- EXERCISE DETAILS -
Retype nothing but the lines from the start of the material up to and including the line with "1e-1, 3.16e-1, 1.45];". Pictures don't belong in the copy.

---+---

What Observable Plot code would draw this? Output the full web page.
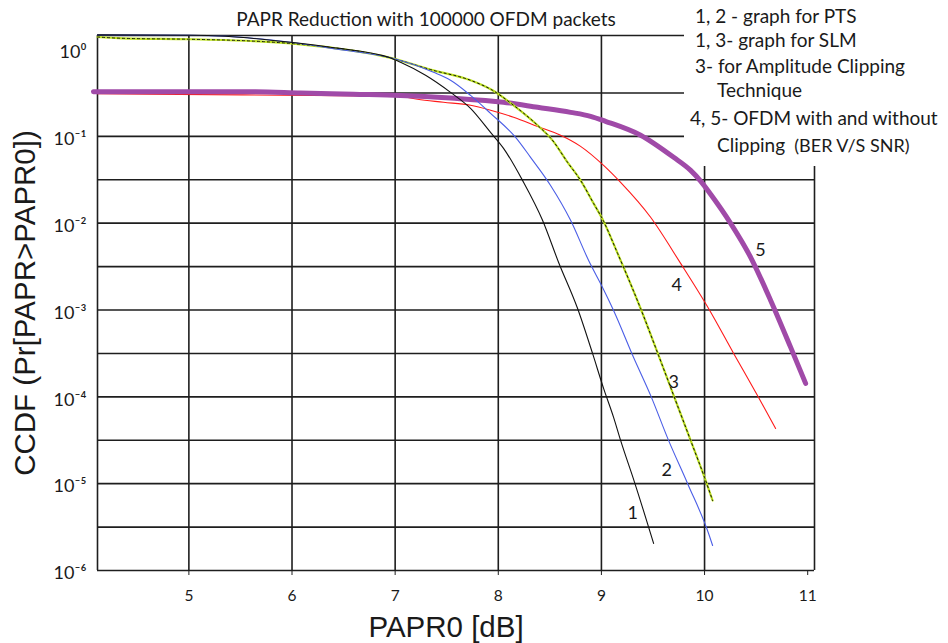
<!DOCTYPE html>
<html><head><meta charset="utf-8">
<script src="https://cdn.jsdelivr.net/npm/d3@7"></script>
<script src="https://cdn.jsdelivr.net/npm/@observablehq/plot@0.6"></script>
<style>
body{margin:0;background:#fff;}
#wrap{position:relative;width:948px;height:643px;overflow:hidden;background:#fff;}
.cover{position:absolute;background:#fff;}
#legend{position:absolute;left:684px;top:0;width:264px;height:166px;font-family:Lato,"Noto Sans",sans-serif;font-size:19px;color:#1a1a1a;}
#legend div{position:absolute;white-space:nowrap;line-height:19px;}
#legend span.small{font-size:18px;}
</style></head><body>
<div id="wrap"><div id="chart"></div>
<div class="cover" style="left:684px;top:0;width:264px;height:140px;"></div>
<div class="cover" style="left:700px;top:140px;width:248px;height:26px;"></div>
<div id="legend"></div></div>
<script>
// ---- data ----
const titleText = "PAPR Reduction with 100000 OFDM packets";
const xLabel = "PAPR0 [dB]";
const yLabel = "CCDF (Pr[PAPR>PAPR0])";

const xDomain = [4.114, 11.066];
const xTicks = [5, 6, 7, 8, 9, 10, 11];
const xGrid = [5, 6, 7, 8, 9, 10];
const yDomain = [1e-6, 1.45];
const yTicks = [1e-6, 1e-5, 1e-4, 1e-3, 1e-2, 1e-1, 1];
const yTickLabels = ["10⁻⁶", "10⁻⁵", "10⁻⁴", "10⁻³", "10⁻²", "10⁻¹", "10⁰"];
const yGrid = [1e-6, 3.16e-6, 1e-5, 3.16e-5, 1e-4, 3.16e-4, 1e-3, 3.16e-3, 1e-2, 3.16e-2, 1e-1, 3.16e-1, 1.45];

// curve 1 (PTS, black)
const curve1X = [4.114,5.016,5.355,5.985,6.373,6.936,7.052,7.295,7.537,7.731,7.925,8.051,8.235,8.429,8.585,8.769,8.914,9.021,9.118,9.186,9.322,9.506];
const curve1Y = [1.476,1.459,1.419,1.211,1.060,0.813,0.713,0.505,0.321,0.210,0.111,0.0728,0.0311,0.0108,0.00353,0.00104,3.16e-4,1.25e-4,5.80e-5,3.15e-5,1.03e-5,2.05e-6];
// curve 2 (blue)
const curve2X = [4.114,5.016,5.374,5.985,6.441,6.936,7.372,7.537,7.731,7.925,8.168,8.313,8.507,8.701,8.876,9.011,9.118,9.312,9.477,9.651,9.836,10.039,10.078];
const curve2Y = [1.476,1.459,1.419,1.211,1.005,0.813,0.546,0.442,0.296,0.184,0.0973,0.0573,0.0272,0.0108,0.00372,0.00182,9.88e-4,2.84e-4,1.04e-4,3.15e-5,1.00e-5,2.67e-6,1.94e-6];
// curve 3 (green, dotted black overlay)
const curve3X = [4.114,4.356,5.016,5.597,6.082,6.936,7.372,7.731,7.944,8.148,8.381,8.526,8.672,8.798,8.924,9.011,9.157,9.380,9.554,9.700,9.865,10.010,10.078];
const curve3Y = [1.393,1.346,1.312,1.254,1.148,0.813,0.575,0.442,0.339,0.228,0.134,0.0899,0.0501,0.0311,0.0169,0.0111,0.00449,0.00104,3.00e-4,1.04e-4,3.15e-5,1.09e-5,6.40e-6];
// curve 4 (red)
const curve4X = [4.114,4.608,7.033,7.217,7.469,7.731,7.925,8.148,8.381,8.604,8.798,9.021,9.186,9.477,9.768,10.039,10.282,10.524,10.689];
const curve4Y = [0.309,0.305,0.289,0.267,0.247,0.228,0.200,0.166,0.130,0.103,0.0767,0.0463,0.0295,0.0117,0.00344,0.00104,3.16e-4,9.84e-5,4.33e-5];
// curve 5 (purple, thick)
const curve5X = [4.075,5.646,6.082,6.596,7.052,7.537,8.051,8.381,8.701,8.895,9.040,9.380,9.700,9.865,9.962,10.059,10.253,10.447,10.641,10.835,10.980];
const curve5Y = [0.327,0.326,0.315,0.305,0.296,0.276,0.247,0.216,0.189,0.170,0.149,0.103,0.0573,0.0405,0.0305,0.0215,0.00995,0.00404,0.00129,3.71e-4,1.43e-4];

const curveLabels = ["1", "2", "3", "4", "5"];
const curveLabelX = [9.303, 9.633, 9.700, 9.729, 10.543];
const curveLabelY = [4.54e-6, 1.42e-5, 1.47e-4, 1.92e-3, 4.86e-3];

const legendLines = [
  "1, 2 - graph for PTS",
  "1, 3- graph for SLM",
  "3- for Amplitude Clipping",
  "Technique",
  "4, 5- OFDM with and without",
  "Clipping"
];
const legendNote = "(BER V/S SNR)";

// ---- build ----
const toRows = (xs, ys) => xs.map((x, i) => ({x, y: ys[i]}));
const c1 = toRows(curve1X, curve1Y);
const c2 = toRows(curve2X, curve2Y);
const c3 = toRows(curve3X, curve3Y);
const c4 = toRows(curve4X, curve4Y);
const c5 = toRows(curve5X, curve5Y);
const labels = curveLabels.map((t, i) => ({t, x: curveLabelX[i], y: curveLabelY[i]}));
const fontTick = "Lato, 'Noto Sans', sans-serif";
const fontAxis = "'Liberation Sans', Arial, sans-serif";

const chart = Plot.plot({
  width: 948,
  height: 643,
  marginLeft: 97,
  marginRight: 134,
  marginTop: 35,
  marginBottom: 73,
  style: {background: "#fff", color: "#1a1a1a", fontFamily: fontTick},
  x: {domain: xDomain},
  y: {type: "log", domain: yDomain},
  marks: [
    Plot.ruleY(yGrid, {stroke: "#1e1e1e", strokeWidth: 1.6}),
    Plot.ruleX(xGrid, {stroke: "#1e1e1e", strokeWidth: 1.6}),
    Plot.ruleX(xDomain, {stroke: "#1e1e1e", strokeWidth: 1.6}),
    Plot.axisX({ticks: xTicks, tickFormat: (d) => String(d), tickSize: 5, tickPadding: 14, fontSize: 15.5, label: null, stroke: "#1e1e1e", fontFamily: fontTick}),
    Plot.axisY({ticks: yTicks, tickFormat: (d) => yTickLabels[yTicks.indexOf(d)], tickSize: 0, tickPadding: 11, fontSize: 18, label: null, dy: 3, fontFamily: fontTick}),
    Plot.line(c4, {x: "x", y: "y", stroke: "#ff1a1a", strokeWidth: 1.1, curve: "monotone-x"}),
    Plot.line(c5, {x: "x", y: "y", stroke: "#a04aa8", strokeWidth: 5, curve: "monotone-x"}),
    Plot.line(c3, {x: "x", y: "y", stroke: "#bde21f", strokeWidth: 2.2, curve: "monotone-x"}),
    Plot.line(c3, {x: "x", y: "y", stroke: "#111", strokeWidth: 1, strokeDasharray: "2,3", curve: "monotone-x"}),
    Plot.line(c2, {x: "x", y: "y", stroke: "#4b5ee6", strokeWidth: 1.1, curve: "monotone-x"}),
    Plot.line(c1, {x: "x", y: "y", stroke: "#111", strokeWidth: 1.1, curve: "monotone-x"}),
    Plot.text(labels, {x: "x", y: "y", text: "t", fontSize: 18, fill: "#1a1a1a", fontFamily: fontTick}),
    Plot.text([titleText], {frameAnchor: "top", lineAnchor: "middle", dx: -30, dy: -16, fontSize: 19, fill: "#1a1a1a", fontFamily: fontTick}),
    Plot.text([xLabel], {frameAnchor: "bottom", lineAnchor: "middle", dx: -10, dy: 57, fontSize: 29.5, fill: "#1a1a1a", fontFamily: fontAxis}),
    Plot.text([yLabel], {frameAnchor: "left", textAnchor: "middle", lineAnchor: "middle", rotate: -90, dx: -72, fontSize: 29.5, fill: "#1a1a1a", fontFamily: fontAxis})
  ]
});
document.getElementById("chart").appendChild(chart);

// legend text block in the top-right corner
const legendPos = [[11, 6], [11, 30], [11, 56], [33, 80], [6, 108], [33, 135]];
const lg = document.getElementById("legend");
legendLines.forEach((t, i) => {
  const d = document.createElement("div");
  d.style.left = legendPos[i][0] + "px";
  d.style.top = legendPos[i][1] + "px";
  d.textContent = t;
  if (i === legendLines.length - 1) {
    const s = document.createElement("span");
    s.className = "small";
    s.textContent = "\u00a0\u00a0" + legendNote;
    d.appendChild(s);
  }
  lg.appendChild(d);
});
</script>
</body></html>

---+---

- OUTPUT FOR THIS EXERCISE -
What Observable Plot code would draw this? Output the full web page.
<!DOCTYPE html>
<html><head><meta charset="utf-8">
<script src="https://cdn.jsdelivr.net/npm/d3@7"></script>
<script src="https://cdn.jsdelivr.net/npm/@observablehq/plot@0.6"></script>
<style>
body{margin:0;background:#fff;}
#wrap{position:relative;width:948px;height:643px;overflow:hidden;background:#fff;}
.cover{position:absolute;background:#fff;}
#legend{position:absolute;left:684px;top:0;width:264px;height:166px;font-family:Lato,"Noto Sans",sans-serif;font-size:19px;color:#1a1a1a;}
#legend div{position:absolute;white-space:nowrap;line-height:19px;}
#legend span.small{font-size:18px;}
</style></head><body>
<div id="wrap"><div id="chart"></div>
<div class="cover" style="left:684px;top:0;width:264px;height:140px;"></div>
<div class="cover" style="left:700px;top:140px;width:248px;height:26px;"></div>
<div id="legend"></div></div>
<script>
// ---- data ----
const titleText = "PAPR Reduction with 100000 OFDM packets";
const xLabel = "PAPR0 [dB]";
const yLabel = "CCDF (Pr[PAPR>PAPR0])";

const xDomain = [4.114, 11.066];
const xTicks = [5, 6, 7, 8, 9, 10, 11];
const xGrid = [5, 6, 7, 8, 9, 10];
const yDomain = [1e-6, 1.45];
const yTicks = [1e-6, 1e-5, 1e-4, 1e-3, 1e-2, 1e-1, 1];
const yTickLabels = ["10⁻⁶", "10⁻⁵", "10⁻⁴", "10⁻³", "10⁻²", "10⁻¹", "10⁰"];
const yGrid = [1e-6, 3.16e-6, 1e-5, 3.16e-5, 1e-4, 3.16e-4, 1e-3, 3.16e-3, 1e-2, 3.16e-2, 1e-1, 3.16e-1, 1.45];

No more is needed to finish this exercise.